◆ **Supplied information**
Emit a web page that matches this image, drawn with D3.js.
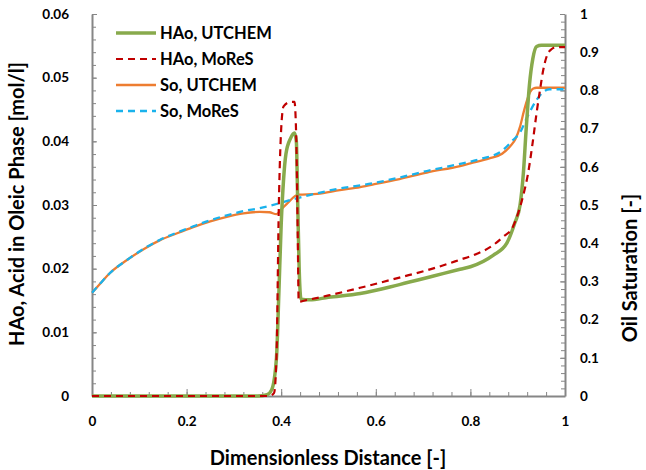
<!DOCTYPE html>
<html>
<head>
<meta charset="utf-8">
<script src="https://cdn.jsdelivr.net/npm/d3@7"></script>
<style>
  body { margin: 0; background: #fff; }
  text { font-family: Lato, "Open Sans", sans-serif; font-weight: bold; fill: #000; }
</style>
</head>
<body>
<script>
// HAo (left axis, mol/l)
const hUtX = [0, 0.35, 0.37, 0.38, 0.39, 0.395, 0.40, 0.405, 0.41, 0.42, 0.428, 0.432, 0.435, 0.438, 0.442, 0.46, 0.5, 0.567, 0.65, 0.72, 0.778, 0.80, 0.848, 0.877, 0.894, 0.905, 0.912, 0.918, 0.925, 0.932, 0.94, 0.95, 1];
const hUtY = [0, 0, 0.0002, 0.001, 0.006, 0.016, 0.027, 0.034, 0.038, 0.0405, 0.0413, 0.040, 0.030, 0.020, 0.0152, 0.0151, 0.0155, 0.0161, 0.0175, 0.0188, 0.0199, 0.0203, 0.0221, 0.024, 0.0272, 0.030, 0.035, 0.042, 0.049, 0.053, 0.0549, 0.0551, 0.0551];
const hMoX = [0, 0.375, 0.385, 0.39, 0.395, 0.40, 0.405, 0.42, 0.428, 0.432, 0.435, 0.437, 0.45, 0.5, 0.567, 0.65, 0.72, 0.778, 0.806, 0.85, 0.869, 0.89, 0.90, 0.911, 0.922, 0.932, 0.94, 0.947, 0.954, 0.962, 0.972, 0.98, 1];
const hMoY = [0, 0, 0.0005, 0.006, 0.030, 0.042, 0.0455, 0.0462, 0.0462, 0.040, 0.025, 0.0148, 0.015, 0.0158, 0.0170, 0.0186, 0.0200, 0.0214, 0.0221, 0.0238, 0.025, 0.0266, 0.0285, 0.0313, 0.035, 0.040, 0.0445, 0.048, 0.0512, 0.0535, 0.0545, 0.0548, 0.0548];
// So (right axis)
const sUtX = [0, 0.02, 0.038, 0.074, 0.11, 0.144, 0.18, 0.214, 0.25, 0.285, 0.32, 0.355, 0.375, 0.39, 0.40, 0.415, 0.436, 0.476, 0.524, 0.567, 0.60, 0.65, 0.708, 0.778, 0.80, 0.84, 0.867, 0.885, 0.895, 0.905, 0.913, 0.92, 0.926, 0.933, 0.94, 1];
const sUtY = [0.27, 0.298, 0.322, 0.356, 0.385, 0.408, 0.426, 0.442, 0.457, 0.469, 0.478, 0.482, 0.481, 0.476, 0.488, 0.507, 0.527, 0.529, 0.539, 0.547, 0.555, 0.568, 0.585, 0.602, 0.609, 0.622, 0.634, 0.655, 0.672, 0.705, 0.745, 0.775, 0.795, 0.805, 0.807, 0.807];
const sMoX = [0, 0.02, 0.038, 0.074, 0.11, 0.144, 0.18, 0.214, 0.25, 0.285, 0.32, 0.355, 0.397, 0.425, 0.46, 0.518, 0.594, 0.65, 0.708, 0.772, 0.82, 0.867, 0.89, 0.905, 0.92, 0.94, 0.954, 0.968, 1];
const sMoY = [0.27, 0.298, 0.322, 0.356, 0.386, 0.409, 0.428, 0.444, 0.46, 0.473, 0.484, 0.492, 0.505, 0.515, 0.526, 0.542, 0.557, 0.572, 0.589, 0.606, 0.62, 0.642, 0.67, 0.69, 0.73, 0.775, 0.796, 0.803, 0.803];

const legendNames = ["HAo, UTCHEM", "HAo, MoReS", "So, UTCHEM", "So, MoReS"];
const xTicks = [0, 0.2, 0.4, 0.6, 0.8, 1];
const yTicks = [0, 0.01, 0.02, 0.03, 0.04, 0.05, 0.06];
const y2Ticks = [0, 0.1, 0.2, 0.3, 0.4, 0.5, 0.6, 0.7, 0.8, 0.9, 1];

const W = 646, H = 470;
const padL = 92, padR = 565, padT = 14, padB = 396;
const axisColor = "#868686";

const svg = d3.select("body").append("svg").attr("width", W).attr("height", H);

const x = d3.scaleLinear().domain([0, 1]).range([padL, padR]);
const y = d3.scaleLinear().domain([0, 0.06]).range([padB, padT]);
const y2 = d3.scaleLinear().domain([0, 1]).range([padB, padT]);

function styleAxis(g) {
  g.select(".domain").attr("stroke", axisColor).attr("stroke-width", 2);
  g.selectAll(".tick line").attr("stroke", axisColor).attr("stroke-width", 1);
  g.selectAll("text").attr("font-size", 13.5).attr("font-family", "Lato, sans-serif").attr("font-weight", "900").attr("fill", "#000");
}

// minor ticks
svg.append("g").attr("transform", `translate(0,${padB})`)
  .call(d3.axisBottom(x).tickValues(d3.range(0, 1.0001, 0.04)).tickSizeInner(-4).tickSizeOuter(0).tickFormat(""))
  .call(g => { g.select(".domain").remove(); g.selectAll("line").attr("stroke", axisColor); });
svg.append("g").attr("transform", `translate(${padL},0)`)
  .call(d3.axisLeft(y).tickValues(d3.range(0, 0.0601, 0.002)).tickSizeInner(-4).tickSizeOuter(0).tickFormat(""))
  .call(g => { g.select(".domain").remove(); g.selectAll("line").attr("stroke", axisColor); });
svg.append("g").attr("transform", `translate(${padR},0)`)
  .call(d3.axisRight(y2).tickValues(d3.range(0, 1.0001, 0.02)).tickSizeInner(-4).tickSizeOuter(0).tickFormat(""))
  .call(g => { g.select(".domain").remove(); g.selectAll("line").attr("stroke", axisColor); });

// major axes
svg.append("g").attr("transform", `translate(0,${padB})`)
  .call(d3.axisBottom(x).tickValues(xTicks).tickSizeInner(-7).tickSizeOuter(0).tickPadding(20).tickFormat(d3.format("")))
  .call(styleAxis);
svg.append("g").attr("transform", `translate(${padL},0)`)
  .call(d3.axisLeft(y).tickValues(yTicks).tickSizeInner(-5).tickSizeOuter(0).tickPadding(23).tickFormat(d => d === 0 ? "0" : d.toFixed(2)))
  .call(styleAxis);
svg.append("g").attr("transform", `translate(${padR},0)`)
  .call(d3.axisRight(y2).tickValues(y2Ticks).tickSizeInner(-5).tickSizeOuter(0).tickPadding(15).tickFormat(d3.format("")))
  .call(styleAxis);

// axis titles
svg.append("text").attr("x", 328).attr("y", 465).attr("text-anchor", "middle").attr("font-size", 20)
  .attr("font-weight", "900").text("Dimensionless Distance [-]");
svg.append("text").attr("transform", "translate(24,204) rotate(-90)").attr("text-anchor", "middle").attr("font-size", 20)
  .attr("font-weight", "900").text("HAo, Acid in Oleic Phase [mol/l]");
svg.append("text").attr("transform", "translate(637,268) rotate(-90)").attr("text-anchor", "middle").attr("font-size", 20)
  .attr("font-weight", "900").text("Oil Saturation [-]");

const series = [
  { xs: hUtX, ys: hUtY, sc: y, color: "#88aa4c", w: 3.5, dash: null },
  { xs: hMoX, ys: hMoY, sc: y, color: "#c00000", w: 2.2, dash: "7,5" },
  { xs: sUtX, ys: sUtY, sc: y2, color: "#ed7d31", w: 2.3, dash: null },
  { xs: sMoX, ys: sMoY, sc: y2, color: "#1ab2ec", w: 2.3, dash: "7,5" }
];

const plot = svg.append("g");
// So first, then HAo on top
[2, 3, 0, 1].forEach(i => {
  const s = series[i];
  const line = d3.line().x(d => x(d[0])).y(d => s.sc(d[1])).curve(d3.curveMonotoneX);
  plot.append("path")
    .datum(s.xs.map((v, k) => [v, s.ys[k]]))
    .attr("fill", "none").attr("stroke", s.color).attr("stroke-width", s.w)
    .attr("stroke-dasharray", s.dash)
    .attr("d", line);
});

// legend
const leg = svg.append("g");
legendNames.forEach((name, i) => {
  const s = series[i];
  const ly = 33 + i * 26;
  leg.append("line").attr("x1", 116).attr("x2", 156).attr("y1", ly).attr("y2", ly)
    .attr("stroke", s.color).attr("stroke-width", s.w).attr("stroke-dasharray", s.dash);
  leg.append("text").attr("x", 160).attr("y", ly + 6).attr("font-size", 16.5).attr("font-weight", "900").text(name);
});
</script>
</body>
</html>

◆ **Aim**
Repeat only the lines between the start of the data and the line with "0.796, 0.803, 0.803];", including those two lines, and skip the pictures.

◆ **Answer for this exercise**
Emit a web page that matches this image, drawn with D3.js.
<!DOCTYPE html>
<html>
<head>
<meta charset="utf-8">
<script src="https://cdn.jsdelivr.net/npm/d3@7"></script>
<style>
  body { margin: 0; background: #fff; }
  text { font-family: Lato, "Open Sans", sans-serif; font-weight: bold; fill: #000; }
</style>
</head>
<body>
<script>
// HAo (left axis, mol/l)
const hUtX = [0, 0.35, 0.37, 0.38, 0.39, 0.395, 0.40, 0.405, 0.41, 0.42, 0.428, 0.432, 0.435, 0.438, 0.442, 0.46, 0.5, 0.567, 0.65, 0.72, 0.778, 0.80, 0.848, 0.877, 0.894, 0.905, 0.912, 0.918, 0.925, 0.932, 0.94, 0.95, 1];
const hUtY = [0, 0, 0.0002, 0.001, 0.006, 0.016, 0.027, 0.034, 0.038, 0.0405, 0.0413, 0.040, 0.030, 0.020, 0.0152, 0.0151, 0.0155, 0.0161, 0.0175, 0.0188, 0.0199, 0.0203, 0.0221, 0.024, 0.0272, 0.030, 0.035, 0.042, 0.049, 0.053, 0.0549, 0.0551, 0.0551];
const hMoX = [0, 0.375, 0.385, 0.39, 0.395, 0.40, 0.405, 0.42, 0.428, 0.432, 0.435, 0.437, 0.45, 0.5, 0.567, 0.65, 0.72, 0.778, 0.806, 0.85, 0.869, 0.89, 0.90, 0.911, 0.922, 0.932, 0.94, 0.947, 0.954, 0.962, 0.972, 0.98, 1];
const hMoY = [0, 0, 0.0005, 0.006, 0.030, 0.042, 0.0455, 0.0462, 0.0462, 0.040, 0.025, 0.0148, 0.015, 0.0158, 0.0170, 0.0186, 0.0200, 0.0214, 0.0221, 0.0238, 0.025, 0.0266, 0.0285, 0.0313, 0.035, 0.040, 0.0445, 0.048, 0.0512, 0.0535, 0.0545, 0.0548, 0.0548];
// So (right axis)
const sUtX = [0, 0.02, 0.038, 0.074, 0.11, 0.144, 0.18, 0.214, 0.25, 0.285, 0.32, 0.355, 0.375, 0.39, 0.40, 0.415, 0.436, 0.476, 0.524, 0.567, 0.60, 0.65, 0.708, 0.778, 0.80, 0.84, 0.867, 0.885, 0.895, 0.905, 0.913, 0.92, 0.926, 0.933, 0.94, 1];
const sUtY = [0.27, 0.298, 0.322, 0.356, 0.385, 0.408, 0.426, 0.442, 0.457, 0.469, 0.478, 0.482, 0.481, 0.476, 0.488, 0.507, 0.527, 0.529, 0.539, 0.547, 0.555, 0.568, 0.585, 0.602, 0.609, 0.622, 0.634, 0.655, 0.672, 0.705, 0.745, 0.775, 0.795, 0.805, 0.807, 0.807];
const sMoX = [0, 0.02, 0.038, 0.074, 0.11, 0.144, 0.18, 0.214, 0.25, 0.285, 0.32, 0.355, 0.397, 0.425, 0.46, 0.518, 0.594, 0.65, 0.708, 0.772, 0.82, 0.867, 0.89, 0.905, 0.92, 0.94, 0.954, 0.968, 1];
const sMoY = [0.27, 0.298, 0.322, 0.356, 0.386, 0.409, 0.428, 0.444, 0.46, 0.473, 0.484, 0.492, 0.505, 0.515, 0.526, 0.542, 0.557, 0.572, 0.589, 0.606, 0.62, 0.642, 0.67, 0.69, 0.73, 0.775, 0.796, 0.803, 0.803];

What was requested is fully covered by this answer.